### STATED PROBLEM:
Nothing outside the range is to be copied. From the entries below, reproduce exactly the lines starting at the one with "Output the Python" and ending at the one with "from matplotlib.transforms import", without pictures.

### Items listed in a dataset:

* * * * * * *

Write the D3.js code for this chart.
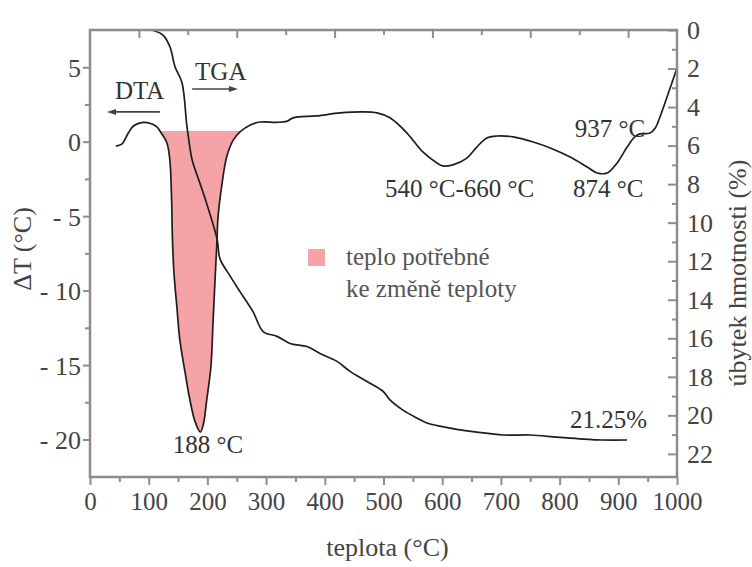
<!DOCTYPE html>
<html>
<head>
<meta charset="utf-8">
<script src="https://cdn.jsdelivr.net/npm/d3@7"></script>
<style>
  html, body { margin: 0; padding: 0; background: #fff; }
  svg { display: block; }
  text { font-family: "Liberation Serif", "Times New Roman", serif; }
</style>
</head>
<body>
<svg id="chart" width="752" height="567"></svg>
<script>
// ---- data ----
const dtaTemp = [44, 54, 65, 74, 88, 102, 114, 119, 131, 136, 139, 140.5, 143, 148, 153, 162, 170, 179, 188, 193, 199, 206, 209.5, 213, 216.4, 218, 225, 233, 244, 255.5, 273, 290, 318, 335, 346, 386, 426, 465, 489, 511, 540, 567, 591, 601, 618, 642, 659, 676, 693, 721, 755, 784, 818, 847, 864, 881, 898, 915, 928, 937, 954, 963, 971, 983, 1000];
const dtaDelta = [-0.3, -0.17, 0.56, 1.05, 1.28, 1.24, 1.0, 0.72, -0.09, -1.23, -3.9, -6.6, -8.8, -11.1, -13.3, -15.5, -17.3, -18.8, -19.5, -19.0, -17.3, -15.1, -12.2, -9.3, -6.6, -5.1, -2.8, -1.0, 0.1, 0.65, 1.12, 1.32, 1.3, 1.36, 1.6, 1.73, 1.93, 2.0, 1.93, 1.6, 0.58, -0.69, -1.43, -1.63, -1.56, -1.1, -0.36, 0.25, 0.38, 0.32, -0.02, -0.42, -1.03, -1.7, -2.1, -2.1, -1.43, -0.36, 0.32, 0.52, 0.58, 0.92, 1.66, 3.0, 4.95];

const tgaTemp = [98.8, 110.7, 124.4, 136.3, 144.8, 156.7, 165.2, 173.7, 178.9, 192.5, 216.4, 221.5, 238.5, 255.5, 277.7, 295, 318.6, 340.7, 369.7, 391.8, 420.8, 443, 471.9, 499.1, 511, 533.2, 557, 574.1, 613.3, 659.3, 703.6, 749.6, 795.6, 839.9, 873.9, 914.8];
const tgaLoss = [0, 0.05, 0.26, 0.88, 1.91, 2.74, 5.01, 6.71, 7.23, 8.42, 10.85, 11.88, 12.76, 13.58, 14.62, 15.65, 15.9, 16.27, 16.43, 16.79, 17.2, 17.72, 18.24, 18.75, 19.2, 19.73, 20.14, 20.4, 20.66, 20.87, 21.02, 21.02, 21.13, 21.23, 21.28, 21.28];

// heat region (filled peak)
const heatStart = 119, heatEnd = 255.5, heatLevel = 0.72;

const xTicks = [0, 100, 200, 300, 400, 500, 600, 700, 800, 900, 1000];
const leftTicks = [5, 0, -5, -10, -15, -20];
const rightTicks = [0, 2, 4, 6, 8, 10, 12, 14, 16, 18, 20, 22];

const annotations = [
  { text: "DTA", t: 42.6, v: 2.87 },
  { text: "TGA", t: 179, v: 4.14 },
  { text: "188 °C", t: 141, v: -20.9 },
  { text: "540 °C-660 °C", t: 502.6, v: -3.71 },
  { text: "874 °C", t: 822.8, v: -3.71 },
  { text: "937 °C", t: 826, v: 0.32 },
  { text: "21.25%", t: 817.7, v: -19.23 }
];
const legendLines = ["teplo potřebné", "ke změně teploty"];

// ---- layout ----
const svg = d3.select("#chart");
const L = 90, R = 677, T = 30, B = 477;
const x = d3.scaleLinear().domain([0, 1000]).range([L, R]);
const yL = d3.scaleLinear().domain([-22.52, 7.5]).range([B, T]);
const yR = d3.scaleLinear().domain([0, 23.2]).range([T, B]);

const axisColor = "#8c8c8c";
const textColor = "#444";
const fillColor = "#f5a3a6";

svg.append("defs").append("clipPath").attr("id", "clip")
  .append("rect").attr("x", L).attr("y", T).attr("width", R - L).attr("height", B - T);

// ---- heat fill ----
const dta = dtaTemp.map((t, i) => ({ t, v: dtaDelta[i] }));
const heat = dta.filter(d => d.t >= heatStart && d.t <= heatEnd);
svg.append("path")
  .datum(heat)
  .attr("fill", fillColor)
  .attr("clip-path", "url(#clip)")
  .attr("d", d3.area().x(d => x(d.t)).y0(yL(heatLevel)).y1(d => yL(Math.min(d.v, heatLevel))).curve(d3.curveCatmullRom.alpha(0.5)));

// ---- curves ----
svg.append("path")
  .datum(dta)
  .attr("fill", "none").attr("stroke", "#1e1e1e").attr("stroke-width", 1.7)
  .attr("clip-path", "url(#clip)")
  .attr("d", d3.line().x(d => x(d.t)).y(d => yL(d.v)).curve(d3.curveCatmullRom.alpha(0.5)));

const tga = tgaTemp.map((t, i) => ({ t, w: tgaLoss[i] }));
svg.append("path")
  .datum(tga)
  .attr("fill", "none").attr("stroke", "#1e1e1e").attr("stroke-width", 1.7)
  .attr("clip-path", "url(#clip)")
  .attr("d", d3.line().x(d => x(d.t)).y(d => yR(d.w)).curve(d3.curveCatmullRom.alpha(0.5)));

// ---- axes ----
function styleAxis(g, size) {
  g.select(".domain").remove();
  g.selectAll(".tick line").attr("stroke", axisColor).attr("stroke-width", 2);
  g.selectAll(".tick text").attr("fill", textColor).attr("font-size", size)
    .attr("font-family", '"Liberation Serif", serif');
}

// bottom major
const gx = svg.append("g").attr("transform", `translate(0,${B})`)
  .call(d3.axisBottom(x).tickValues(xTicks).tickFormat(d3.format("d")).tickSize(8).tickPadding(7));
styleAxis(gx, 25);
// bottom minor
svg.append("g").attr("transform", `translate(0,${B})`)
  .call(d3.axisBottom(x).tickValues(d3.range(50, 1000, 100)).tickFormat("").tickSize(5))
  .call(g => { g.select(".domain").remove(); g.selectAll("line").attr("stroke", axisColor).attr("stroke-width", 2); });

// top ticks (inward)
svg.append("g").attr("transform", `translate(0,${T})`)
  .call(d3.axisTop(x).tickValues(d3.range(1, 12).map(k => k * 1000 / 12)).tickFormat("").tickSize(0))
  .call(g => {
    g.select(".domain").remove();
    g.selectAll(".tick line").attr("stroke", axisColor).attr("stroke-width", 2)
      .attr("y2", (d, i) => (i % 2 === 0 ? 8 : 5));
  });

// left axis
const gl = svg.append("g").attr("transform", `translate(${L},0)`)
  .call(d3.axisLeft(yL).tickValues(leftTicks)
    .tickFormat(d => d < 0 ? "- " + Math.abs(d) : String(d)).tickSize(7).tickPadding(2));
styleAxis(gl, 26);
gl.selectAll(".tick text").attr("dy", "0.35em");
svg.append("g").attr("transform", `translate(${L},0)`)
  .call(d3.axisLeft(yL).tickValues([2.5, -2.5, -7.5, -12.5, -17.5]).tickFormat("").tickSize(5))
  .call(g => { g.select(".domain").remove(); g.selectAll("line").attr("stroke", axisColor).attr("stroke-width", 2); });

// right axis (ticks inward)
const gr = svg.append("g").attr("transform", `translate(${R},0)`)
  .call(d3.axisRight(yR).tickValues(rightTicks).tickFormat(d3.format("d")).tickSize(0).tickPadding(10));
styleAxis(gr, 26);
gr.selectAll(".tick line").attr("x2", -9);
svg.append("g").attr("transform", `translate(${R},0)`)
  .call(d3.axisRight(yR).tickValues(d3.range(1, 23, 2)).tickFormat("").tickSize(0))
  .call(g => { g.select(".domain").remove(); g.selectAll("line").attr("stroke", axisColor).attr("stroke-width", 2).attr("x2", -5); });

// frame
svg.append("rect").attr("x", L).attr("y", T).attr("width", R - L).attr("height", B - T)
  .attr("fill", "none").attr("stroke", axisColor).attr("stroke-width", 2.5);

// axis titles
svg.append("text").attr("transform", `translate(${(L + R) / 2 + 4},556)`)
  .attr("text-anchor", "middle").attr("font-size", 26).attr("fill", textColor).text("teplota (°C)");
svg.append("text").attr("transform", `translate(31,249) rotate(-90)`)
  .attr("text-anchor", "middle").attr("font-size", 26).attr("fill", textColor).text("ΔT (°C)");
svg.append("text").attr("transform", `translate(746,273) rotate(-90)`)
  .attr("text-anchor", "middle").attr("font-size", 26).attr("fill", textColor).text("úbytek hmotnosti (%)");

// annotations
svg.selectAll(".ann").data(annotations).enter().append("text")
  .attr("class", "ann")
  .attr("x", d => x(d.t)).attr("y", d => yL(d.v))
  .attr("font-size", 25).attr("fill", "#333").text(d => d.text);

// direction arrows
const arrows = [
  { t0: 119, t1: 29, v: 2.0 },
  { t0: 174, t1: 252, v: 3.54 }
];
arrows.forEach(a => {
  const x0 = x(a.t0), x1 = x(a.t1), yy = yL(a.v);
  const dir = Math.sign(x1 - x0);
  svg.append("line").attr("x1", x0).attr("x2", x1 - dir * 4).attr("y1", yy).attr("y2", yy)
    .attr("stroke", "#444").attr("stroke-width", 1.6);
  svg.append("path")
    .attr("d", `M${x1},${yy} L${x1 - dir * 9},${yy - 3} L${x1 - dir * 9},${yy + 3} Z`)
    .attr("fill", "#444");
});

// legend
const lg = svg.append("g").attr("transform", "translate(308,249)");
lg.append("rect").attr("width", 17).attr("height", 17).attr("fill", fillColor);
lg.selectAll("text").data(legendLines).enter().append("text")
  .attr("x", 38).attr("y", (d, i) => 16 + i * 32)
  .attr("font-size", 25).attr("fill", "#555").text(d => d);
</script>
</body>
</html>
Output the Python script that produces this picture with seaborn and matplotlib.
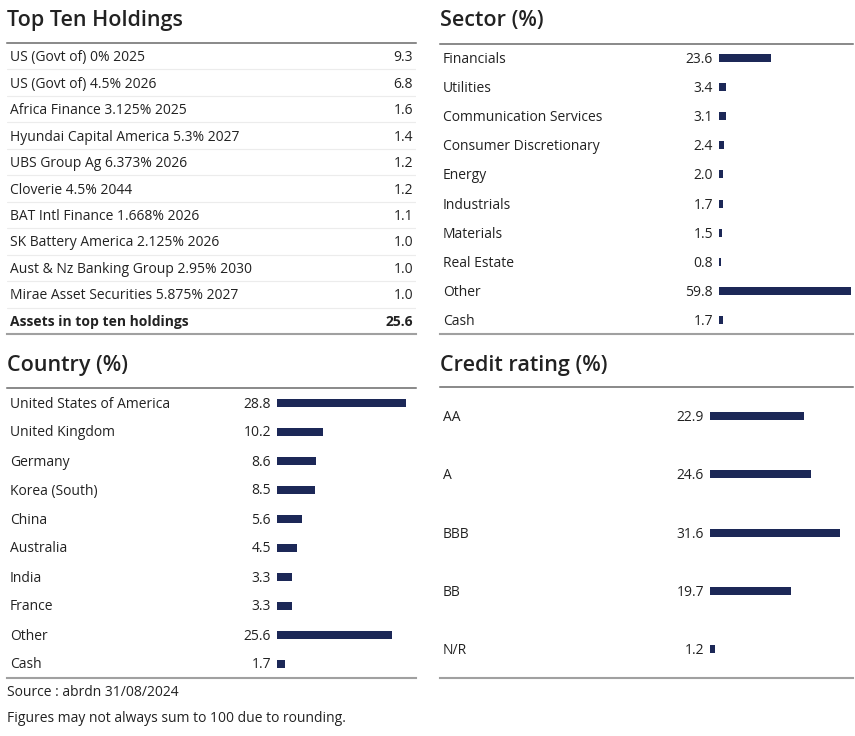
"""
Fund breakdown panels: top holdings, sector, country, credit rating
"""

import matplotlib
matplotlib.use("Agg")
import matplotlib.pyplot as plt
import seaborn as sns
from matplotlib.transforms import blended_transform_factory

sns.set_theme(style="white")
plt.rcParams['font.family'] = ['Open Sans', 'DejaVu Sans']

W, H = 855, 736
NAVY = '#1c2857'
TEXT = '#222222'
FS = 10

# data
holdings = ['US (Govt of) 0% 2025', 'US (Govt of) 4.5% 2026', 'Africa Finance 3.125% 2025',
            'Hyundai Capital America 5.3% 2027', 'UBS Group Ag 6.373% 2026', 'Cloverie 4.5% 2044',
            'BAT Intl Finance 1.668% 2026', 'SK Battery America 2.125% 2026',
            'Aust & Nz Banking Group 2.95% 2030', 'Mirae Asset Securities 5.875% 2027']
holding_pct = [9.3, 6.8, 1.6, 1.4, 1.2, 1.2, 1.1, 1.0, 1.0, 1.0]
holdings_total = 25.6

sectors = ['Financials', 'Utilities', 'Communication Services', 'Consumer Discretionary',
           'Energy', 'Industrials', 'Materials', 'Real Estate', 'Other', 'Cash']
sector_pct = [23.6, 3.4, 3.1, 2.4, 2.0, 1.7, 1.5, 0.8, 59.8, 1.7]

countries = ['United States of America', 'United Kingdom', 'Germany', 'Korea (South)', 'China',
             'Australia', 'India', 'France', 'Other', 'Cash']
country_pct = [28.8, 10.2, 8.6, 8.5, 5.6, 4.5, 3.3, 3.3, 25.6, 1.7]

ratings = ['AA', 'A', 'BBB', 'BB', 'N/R']
rating_pct = [22.9, 24.6, 31.6, 19.7, 1.2]

fig = plt.figure(figsize=(W / 100, H / 100), dpi=100)


def px_axes(x0, y0, x1, y1):
    return fig.add_axes([x0 / W, 1 - y1 / H, (x1 - x0) / W, (y1 - y0) / H])


def style_frame(ax):
    ax.spines['left'].set_visible(False)
    ax.spines['right'].set_visible(False)
    ax.spines['top'].set_color('#6a6a6a')
    ax.spines['top'].set_linewidth(1.1)
    ax.spines['bottom'].set_color('#a0a0a0')
    ax.spines['bottom'].set_linewidth(1.5)
    ax.set_xticks([])
    ax.set_yticks([])
    ax.set_xlabel('')
    ax.set_ylabel('')
    ax.patch.set_alpha(0)


def title(x, y, s):
    fig.text(x / W, 1 - y / H, s, fontsize=15.5, weight='semibold', va='center', color=TEXT)


def bar_panel(x0, y0, x1, y1, cats, vals, bar_start, px_per_unit, bar_px=8):
    ax = px_axes(x0, y0, x1, y1)
    n = len(cats)
    row_px = (y1 - y0) / n
    dy = 1.5 / row_px
    sns.barplot(x=vals, y=cats, orient='h', color=NAVY, saturation=1,
                width=bar_px / row_px, linewidth=0, ax=ax)
    left = -(bar_start - x0) / px_per_unit
    ax.set_xlim(left, left + (x1 - x0) / px_per_unit)
    ax.set_ylim(n - 0.5, -0.5)
    style_frame(ax)
    tr = blended_transform_factory(ax.transAxes, ax.transData)
    for i, (c, v) in enumerate(zip(cats, vals)):
        ax.text(3 / (x1 - x0), i + dy, c, transform=tr, ha='left', va='center',
                fontsize=FS, color=TEXT)
        ax.text(-6 / px_per_unit, i + dy, f"{v:.1f}", ha='right', va='center',
                fontsize=FS, color=TEXT)
    return ax


# Top ten holdings table
title(7, 20.5, 'Top Ten Holdings')
ax = px_axes(7, 43, 416, 334)
rows = holdings + ['Assets in top ten holdings']
vals = holding_pct + [holdings_total]
n = len(rows)
dy = 1.5 / ((334 - 43) / n)
ax.set_xlim(7, 416)
ax.set_ylim(n - 0.5, -0.5)
for i in range(1, n):
    ax.axhline(i - 0.5, color='#ececec', lw=0.8)
for i, (r, v) in enumerate(zip(rows, vals)):
    w = 'bold' if i == n - 1 else 'normal'
    ax.text(10, i + dy, r, ha='left', va='center', fontsize=FS, color=TEXT, weight=w)
    ax.text(413, i + dy, f"{v:.1f}", ha='right', va='center', fontsize=FS, color=TEXT, weight=w)
style_frame(ax)

# Sector
title(440, 20.5, 'Sector (%)')
bar_panel(440, 43.5, 853, 334.5, sectors, sector_pct, bar_start=719, px_per_unit=2.2)

# Country
title(7, 365.5, 'Country (%)')
bar_panel(7, 388, 416, 678, countries, country_pct, bar_start=277, px_per_unit=4.48)

# Credit rating
title(440, 365.5, 'Credit rating (%)')
bar_panel(440, 387, 853, 678, ratings, rating_pct, bar_start=710, px_per_unit=4.1)

fig.text(7 / W, 1 - 692 / H, 'Source : abrdn 31/08/2024', fontsize=FS, va='center', color=TEXT)
fig.text(7 / W, 1 - 718 / H, 'Figures may not always sum to 100 due to rounding.',
         fontsize=FS, va='center', color=TEXT)

plt.savefig('out.png', dpi=100)
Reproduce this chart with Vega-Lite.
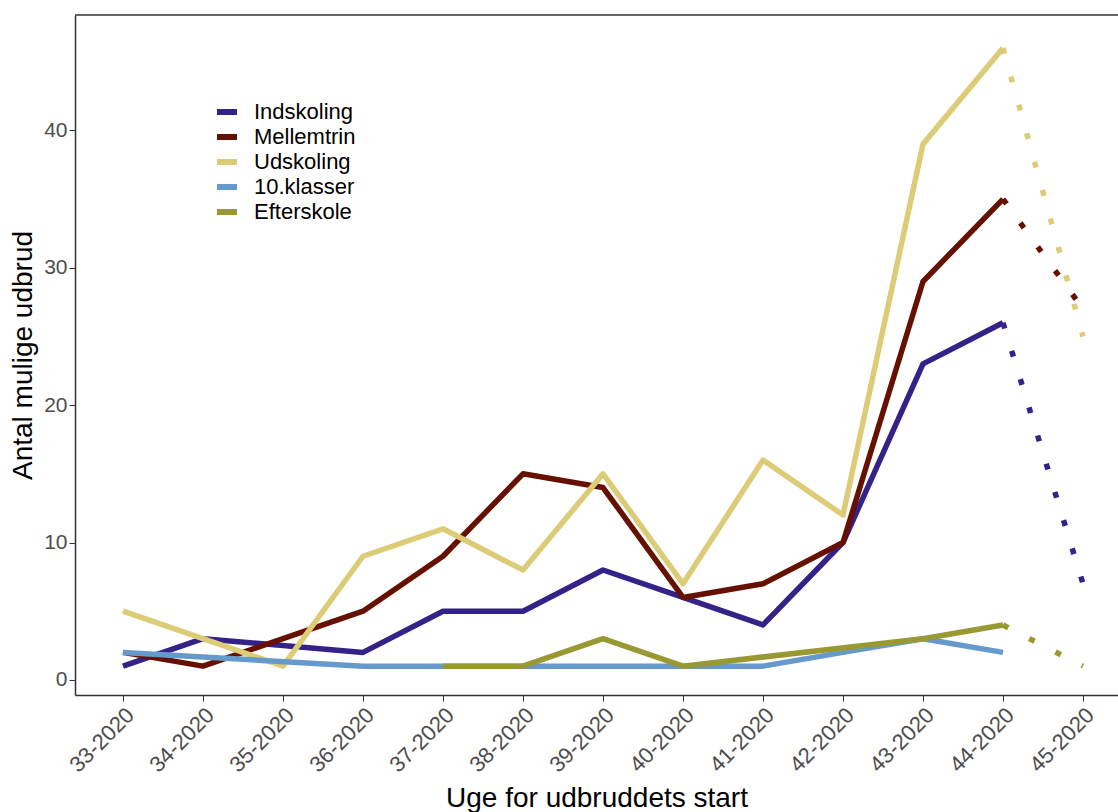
{
  "$schema": "https://vega.github.io/schema/vega-lite/v6.json",
  "autosize": {"type": "none"},
  "width": 1043,
  "height": 680,
  "padding": {"left": 75, "top": 15, "right": 0, "bottom": 117},
  "background": "white",
  "config": {
    "font": "Liberation Sans",
    "view": {"stroke": null},
    "axis": {"grid": false}
  },
  "datasets": {
    "solid": [
      {"uge": 33, "gruppe": "Indskoling", "antal": 1},
      {"uge": 34, "gruppe": "Indskoling", "antal": 3},
      {"uge": 36, "gruppe": "Indskoling", "antal": 2},
      {"uge": 37, "gruppe": "Indskoling", "antal": 5},
      {"uge": 38, "gruppe": "Indskoling", "antal": 5},
      {"uge": 39, "gruppe": "Indskoling", "antal": 8},
      {"uge": 40, "gruppe": "Indskoling", "antal": 6},
      {"uge": 41, "gruppe": "Indskoling", "antal": 4},
      {"uge": 42, "gruppe": "Indskoling", "antal": 10},
      {"uge": 43, "gruppe": "Indskoling", "antal": 23},
      {"uge": 44, "gruppe": "Indskoling", "antal": 26},
      {"uge": 33, "gruppe": "Mellemtrin", "antal": 2},
      {"uge": 34, "gruppe": "Mellemtrin", "antal": 1},
      {"uge": 35, "gruppe": "Mellemtrin", "antal": 3},
      {"uge": 36, "gruppe": "Mellemtrin", "antal": 5},
      {"uge": 37, "gruppe": "Mellemtrin", "antal": 9},
      {"uge": 38, "gruppe": "Mellemtrin", "antal": 15},
      {"uge": 39, "gruppe": "Mellemtrin", "antal": 14},
      {"uge": 40, "gruppe": "Mellemtrin", "antal": 6},
      {"uge": 41, "gruppe": "Mellemtrin", "antal": 7},
      {"uge": 42, "gruppe": "Mellemtrin", "antal": 10},
      {"uge": 43, "gruppe": "Mellemtrin", "antal": 29},
      {"uge": 44, "gruppe": "Mellemtrin", "antal": 35},
      {"uge": 33, "gruppe": "Udskoling", "antal": 5},
      {"uge": 34, "gruppe": "Udskoling", "antal": 3},
      {"uge": 35, "gruppe": "Udskoling", "antal": 1},
      {"uge": 36, "gruppe": "Udskoling", "antal": 9},
      {"uge": 37, "gruppe": "Udskoling", "antal": 11},
      {"uge": 38, "gruppe": "Udskoling", "antal": 8},
      {"uge": 39, "gruppe": "Udskoling", "antal": 15},
      {"uge": 40, "gruppe": "Udskoling", "antal": 7},
      {"uge": 41, "gruppe": "Udskoling", "antal": 16},
      {"uge": 42, "gruppe": "Udskoling", "antal": 12},
      {"uge": 43, "gruppe": "Udskoling", "antal": 39},
      {"uge": 44, "gruppe": "Udskoling", "antal": 46},
      {"uge": 33, "gruppe": "10.klasser", "antal": 2},
      {"uge": 36, "gruppe": "10.klasser", "antal": 1},
      {"uge": 37, "gruppe": "10.klasser", "antal": 1},
      {"uge": 38, "gruppe": "10.klasser", "antal": 1},
      {"uge": 39, "gruppe": "10.klasser", "antal": 1},
      {"uge": 40, "gruppe": "10.klasser", "antal": 1},
      {"uge": 41, "gruppe": "10.klasser", "antal": 1},
      {"uge": 42, "gruppe": "10.klasser", "antal": 2},
      {"uge": 43, "gruppe": "10.klasser", "antal": 3},
      {"uge": 44, "gruppe": "10.klasser", "antal": 2},
      {"uge": 37, "gruppe": "Efterskole", "antal": 1},
      {"uge": 38, "gruppe": "Efterskole", "antal": 1},
      {"uge": 39, "gruppe": "Efterskole", "antal": 3},
      {"uge": 40, "gruppe": "Efterskole", "antal": 1},
      {"uge": 43, "gruppe": "Efterskole", "antal": 3},
      {"uge": 44, "gruppe": "Efterskole", "antal": 4}
    ],
    "dotted": [
      {"uge": 44, "gruppe": "Indskoling", "antal": 26},
      {"uge": 45, "gruppe": "Indskoling", "antal": 7},
      {"uge": 44, "gruppe": "Mellemtrin", "antal": 35},
      {"uge": 45, "gruppe": "Mellemtrin", "antal": 27},
      {"uge": 44, "gruppe": "Udskoling", "antal": 46},
      {"uge": 45, "gruppe": "Udskoling", "antal": 25},
      {"uge": 44, "gruppe": "Efterskole", "antal": 4},
      {"uge": 45, "gruppe": "Efterskole", "antal": 1}
    ],
    "top": [{"kant": 48.4}]
  },
  "layer": [
    {
      "data": {"name": "top"},
      "mark": {"type": "rule", "color": "#333333", "strokeWidth": 1.5},
      "encoding": {
        "y": {"field": "kant", "type": "quantitative"}
      }
    },
    {
      "data": {"name": "solid"},
      "mark": {"type": "line", "strokeWidth": 5.5, "strokeJoin": "round", "strokeCap": "butt"},
      "encoding": {
        "x": {
          "field": "uge", "type": "quantitative",
          "scale": {"domain": [32.4, 45.4375], "nice": false, "zero": false},
          "axis": {
            "values": [33, 34, 35, 36, 37, 38, 39, 40, 41, 42, 43, 44, 45],
            "labelExpr": "datum.value + '-2020'",
            "labelAngle": -45, "labelAlign": "right", "labelBaseline": "top",
            "labelFontSize": 22, "labelColor": "#4D4D4D", "labelPadding": 3,
            "tickSize": 6, "tickColor": "#333333", "domainColor": "#333333", "domainWidth": 1.5,
            "title": "Uge for udbruddets start", "titleFontSize": 28, "titleFontWeight": "normal",
            "titleColor": "#000000", "titlePadding": 9, "labelOverlap": false, "labelFlush": false
          }
        },
        "y": {
          "field": "antal", "type": "quantitative",
          "scale": {"domain": [-1.1, 48.4], "nice": false, "zero": false},
          "axis": {
            "values": [0, 10, 20, 30, 40],
            "labelFontSize": 21, "labelColor": "#4D4D4D", "labelPadding": 2,
            "tickSize": 6, "tickColor": "#333333", "domainColor": "#333333", "domainWidth": 1.5,
            "title": "Antal mulige udbrud", "titleFontSize": 28, "titleFontWeight": "normal",
            "titleColor": "#000000", "titlePadding": 6
          }
        },
        "color": {
          "field": "gruppe", "type": "nominal",
          "scale": {
            "domain": ["Indskoling", "Mellemtrin", "Udskoling", "10.klasser", "Efterskole"],
            "range": ["#332288", "#661100", "#DDCC77", "#6699CC", "#999933"]
          },
          "legend": {
            "title": null, "orient": "none", "legendX": 139, "legendY": 84,
            "symbolType": "stroke", "symbolSize": 400, "symbolStrokeWidth": 6,
            "symbolDash": [1, 0],
            "labelFontSize": 22, "labelColor": "#000000", "labelOffset": 14,
            "rowPadding": 0, "padding": 0
          }
        }
      }
    },
    {
      "data": {"name": "dotted"},
      "mark": {"type": "line", "strokeWidth": 5.5, "strokeCap": "butt", "strokeDash": [6, 23.5]},
      "encoding": {
        "x": {"field": "uge", "type": "quantitative"},
        "y": {"field": "antal", "type": "quantitative"},
        "color": {"field": "gruppe", "type": "nominal"}
      }
    }
  ]
}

* * * * * * *

### WORKED ANSWER:
Output the Python script that produces this picture with seaborn and matplotlib.
"""
Fund breakdown panels: top holdings, sector, country, credit rating
"""

import matplotlib
matplotlib.use("Agg")
import matplotlib.pyplot as plt
import seaborn as sns
from matplotlib.transforms import blended_transform_factory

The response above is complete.